At Circle W Ranch our desire is to improve the land and the habitat. In an effort to meet this goal, we practice regenerative ranching methods. One key component to this style of ranching/farming is the implementation of a rotational grazing format. Allan Savory was/is one of the foremost figures in bringing this style of grazing to the US.
At CWR, our cattle are rotated more frequently in smaller pastures, replicating what great herds of animals do in the wild. This has proven to be greatly beneficial both to the land and the animals.
Diversity For Grazers
When our cattle graze smaller pastures in large numbers, it naturally creates a competitive environment. Consequently, the cattle forage on many plants they would otherwise avoid. Our cattle receive a balanced diet under this format of grazing.
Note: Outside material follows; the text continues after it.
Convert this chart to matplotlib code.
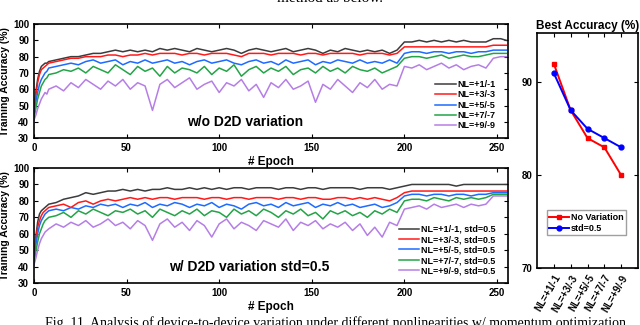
import numpy as np
import matplotlib.pyplot as plt

plt.rcParams['font.family'] = ['Liberation Sans', 'DejaVu Sans']
plt.rcParams['font.weight'] = 'bold'

# epochs at which the curves are sampled
epochs = [0, 1, 2, 3, 4, 5, 6, 7] + list(range(8, 253, 4)) + [255]

nl_labels = ["NL=+1/-1", "NL=+3/-3", "NL=+5/-5", "NL=+7/-7", "NL=+9/-9"]
colors = ["#3c3c3c", "#ff1a1a", "#1e6bff", "#22a447", "#b57ee6"]

# training accuracy w/o D2D variation
acc_nl1 = [43, 58, 66, 71, 74, 75, 76, 76,
           77, 78, 79, 80, 80, 81, 82, 82, 83, 84,
           83, 84, 83, 84, 83, 85, 84, 85, 84, 83,
           85, 84, 83, 84, 85, 84, 82, 84, 85, 84,
           83, 84, 85, 83, 84, 85, 84, 82, 84, 83,
           85, 84, 83, 84, 83, 84, 82, 84, 89, 89,
           90, 89, 90, 89, 90, 89, 90, 89, 89, 89,
           91, 91, 90]
acc_nl3 = [44, 56, 64, 69, 72, 73, 74, 75,
           76, 77, 78, 79, 79, 80, 80, 80, 81, 81,
           80, 81, 81, 82, 81, 82, 82, 82, 81, 82,
           82, 81, 82, 82, 82, 81, 80, 82, 82, 82,
           81, 82, 82, 82, 81, 82, 82, 81, 82, 82,
           82, 82, 81, 82, 82, 82, 81, 82, 86, 86,
           86, 86, 86, 86, 86, 86, 86, 86, 86, 86,
           87, 87, 87]
acc_nl5 = [43, 52, 58, 63, 66, 68, 70, 71,
           73, 74, 75, 76, 75, 77, 78, 76, 77, 78,
           75, 77, 76, 78, 76, 77, 78, 76, 77, 75,
           77, 78, 76, 77, 78, 76, 75, 77, 78, 76,
           77, 75, 78, 76, 77, 78, 75, 77, 76, 78,
           77, 76, 78, 76, 77, 76, 78, 76, 82, 83,
           83, 82, 83, 83, 82, 83, 83, 82, 83, 83,
           84, 84, 84]
acc_nl7 = [42, 48, 54, 58, 62, 64, 66, 67,
           69, 70, 72, 71, 73, 70, 74, 72, 70, 75,
           72, 69, 74, 71, 73, 68, 74, 70, 73, 72,
           70, 74, 69, 73, 71, 75, 68, 72, 74, 70,
           73, 71, 74, 69, 72, 73, 70, 74, 71, 73,
           70, 74, 72, 71, 73, 70, 72, 74, 79, 80,
           80, 79, 80, 81, 79, 80, 81, 80, 80, 81,
           82, 82, 82]
acc_nl9 = [41, 44, 48, 51, 54, 56, 58, 57,
           60, 62, 59, 64, 61, 66, 63, 60, 65, 62,
           66, 60, 64, 62, 47, 63, 66, 61, 64, 67,
           60, 63, 65, 58, 64, 62, 66, 59, 63, 55,
           64, 61, 66, 60, 62, 65, 52, 63, 60, 66,
           62, 58, 64, 61, 66, 60, 63, 62, 74, 73,
           75, 72, 74, 76, 73, 75, 72, 74, 75, 73,
           79, 80, 80]

# training accuracy w/ D2D variation std=0.5
d2d_nl1 = [43, 58, 67, 72, 74, 75, 76, 77,
           78, 79, 81, 82, 83, 85, 84, 85, 86, 86,
           87, 86, 87, 86, 87, 87, 88, 87, 87, 88,
           87, 88, 87, 88, 87, 88, 88, 87, 88, 88,
           88, 87, 88, 88, 87, 88, 88, 87, 88, 88,
           88, 88, 87, 88, 88, 88, 87, 88, 89, 90,
           90, 90, 90, 90, 90, 89, 90, 90, 90, 90,
           90, 90, 90]
d2d_nl3 = [44, 57, 64, 68, 71, 73, 74, 75,
           76, 77, 78, 76, 79, 80, 78, 80, 81, 80,
           81, 82, 81, 82, 81, 82, 82, 81, 82, 82,
           82, 81, 82, 82, 81, 82, 82, 81, 82, 82,
           82, 81, 82, 82, 81, 82, 82, 81, 81, 82,
           82, 81, 82, 81, 82, 81, 80, 82, 85, 86,
           86, 86, 86, 86, 86, 86, 86, 86, 86, 86,
           86, 86, 86]
d2d_nl5 = [43, 53, 60, 65, 68, 70, 72, 73,
           74, 75, 74, 76, 75, 77, 76, 78, 77, 78,
           76, 78, 77, 79, 76, 78, 77, 79, 78, 76,
           78, 77, 79, 76, 78, 77, 75, 78, 79, 77,
           78, 76, 79, 77, 78, 79, 76, 78, 77, 79,
           77, 78, 76, 77, 78, 76, 77, 79, 83, 84,
           84, 83, 84, 84, 83, 84, 84, 83, 84, 84,
           85, 85, 85]
d2d_nl7 = [42, 49, 55, 60, 63, 66, 68, 69,
           70, 71, 73, 70, 74, 72, 75, 73, 71, 74,
           73, 75, 72, 74, 70, 75, 73, 71, 74, 72,
           75, 71, 74, 73, 70, 75, 72, 74, 71, 75,
           73, 70, 74, 72, 75, 71, 73, 69, 74, 72,
           74, 71, 73, 70, 74, 72, 75, 73, 80, 81,
           81, 80, 82, 81, 80, 82, 81, 82, 81, 82,
           84, 84, 84]
d2d_nl9 = [41, 45, 50, 54, 57, 59, 61, 62,
           63, 66, 64, 67, 65, 68, 64, 66, 69, 65,
           67, 63, 68, 65, 56, 66, 69, 64, 67, 62,
           68, 65, 58, 66, 69, 63, 67, 65, 62, 68,
           66, 64, 69, 62, 67, 65, 68, 63, 66, 64,
           67, 62, 66, 59, 64, 58, 67, 65, 75, 76,
           77, 75, 78, 76, 77, 78, 76, 78, 77, 78,
           83, 83, 83]

# best accuracy summary
best_no_var = [92, 87, 84, 83, 80]
best_std05 = [91, 87, 85, 84, 83]
best_ticks = ["NL=+1/-1", "NL=+3/-3", "NL=+5/-5", "NL=+7/-7", "NL=+9/-9"]


def style_axis(ax):
    ax.tick_params(direction='in', top=True, right=True, labelsize=7, length=3, width=0.8)
    for s in ax.spines.values():
        s.set_linewidth(1.2)
    for lab in ax.get_xticklabels() + ax.get_yticklabels():
        lab.set_fontweight('bold')


fig = plt.figure(figsize=(6.4, 3.25), dpi=100)

panels = [
    ([acc_nl1, acc_nl3, acc_nl5, acc_nl7, acc_nl9], "", "w/o D2D variation",
     [0.053, 0.575, 0.741, 0.351], (0.445, 0.14), (0.985, 0.02)),
    ([d2d_nl1, d2d_nl3, d2d_nl5, d2d_nl7, d2d_nl9], ", std=0.5", "w/ D2D variation std=0.5",
     [0.053, 0.129, 0.741, 0.354], (0.455, 0.14), (0.985, 0.02)),
]

for series, suffix, note, rect, note_pos, leg_pos in panels:
    ax = fig.add_axes(rect)
    for vals, lab, c in zip(series, nl_labels, colors):
        ax.plot(epochs, vals, color=c, lw=1.1, label=lab + suffix)
    ax.set_xlim(0, 256)
    ax.set_ylim(30, 100)
    ax.set_xticks([0, 50, 100, 150, 200, 250])
    ax.set_yticks(range(30, 101, 10))
    ax.set_xlabel("# Epoch", fontsize=8.5, fontweight='bold', labelpad=2)
    ax.set_ylabel("Training Accuracy (%)", fontsize=7.5, fontweight='bold', labelpad=2)
    ax.text(note_pos[0], note_pos[1], note, transform=ax.transAxes, fontsize=10,
            fontweight='bold', ha='center', va='center')
    leg = ax.legend(loc='lower right', bbox_to_anchor=leg_pos, frameon=False,
                    fontsize=6.5, handlelength=2.3, handletextpad=0.2,
                    labelspacing=0.15, borderaxespad=0.2)
    for t in leg.get_texts():
        t.set_fontweight('bold')
    style_axis(ax)

# right panel
ax3 = fig.add_axes([0.839, 0.175, 0.158, 0.723])
x = np.arange(len(best_ticks))
ax3.plot(x, best_no_var, color='#ff0000', lw=1.4, marker='s', ms=3.5, label="No Variation")
ax3.plot(x, best_std05, color='#0000ff', lw=1.4, marker='o', ms=3.5, label="std=0.5")
ax3.set_xlim(-1, 5)
ax3.set_ylim(70, 95.3)
ax3.set_yticks([70, 80, 90])
ax3.set_xticks(x)
ax3.set_xticklabels(best_ticks, rotation=60, ha='right', rotation_mode='anchor', fontsize=6.5)
ax3.set_title("Best Accuracy (%)", fontsize=8.5, fontweight='bold', pad=3)
leg3 = ax3.legend(loc='lower left', bbox_to_anchor=(0.05, 0.12), fontsize=6.5,
                  handlelength=2.2, handletextpad=0.2, labelspacing=0.2,
                  borderpad=0.3, fancybox=False, edgecolor='#888888')
for t in leg3.get_texts():
    t.set_fontweight('bold')
style_axis(ax3)

# surrounding paper text (cropped at the edges, as in the page scan)
fig.text(0.515, 1.005, "method as below.", fontsize=11, family='Liberation Serif',
         fontweight='normal', ha='center', va='center')
fig.text(0.07, 0.028, "Fig. 11. Analysis of device-to-device variation under different nonlinearities w/ momentum optimization.",
         fontsize=10, family='Liberation Serif', fontweight='normal', ha='left', va='top')

fig.savefig("out.png", dpi=100)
Rotational grazing also increases and stimulates the variety of forage in a pasture. As the cattle forage on every plant in the pasture, the perennials increase in number and the annuals become fewer over time. Annual weeds are naturally eliminated, and nutritional diversity for grazers is increased.
Rebuilding the soil
Another benefit of our rotational grazing format, is that our herds are actually helping to rebuild the soil! When our cattle work through smaller portions of pasture, they are also knocking down and trampling on some of the feed. This plays an important role in the health of the land. As the trampled feed breaks down, it becomes organic matter. This organic matter helps to cover any open areas where there aren't plants, lessening the spread of weeds. Organic matter also holds moisture when we get precipitation, and helps protect the soil from the hot sun. Over time, broken down organic matter helps to increase soil depth. We've actually seen areas that had no soil (only rock) be healed and grow lush grasses and clovers!
Breaking the Cycle of Parasites
Rotational grazing also plays a big part in the breaking of the cycle of parasites. When our cattle are moved from a pasture, not to return for at least a month, it helps break the 21 day cycle of parasites. This drastically reduces the parasite issues in animals. For example, we produce approximately 3% of the beef butchered by our local abattoir. But because we use rotational grazing practices, it is not uncommon to annually produce 33% of the healthy livers that come from the butcher. No need for harsh chemicals...just one of the many benefits of regenerative ranching!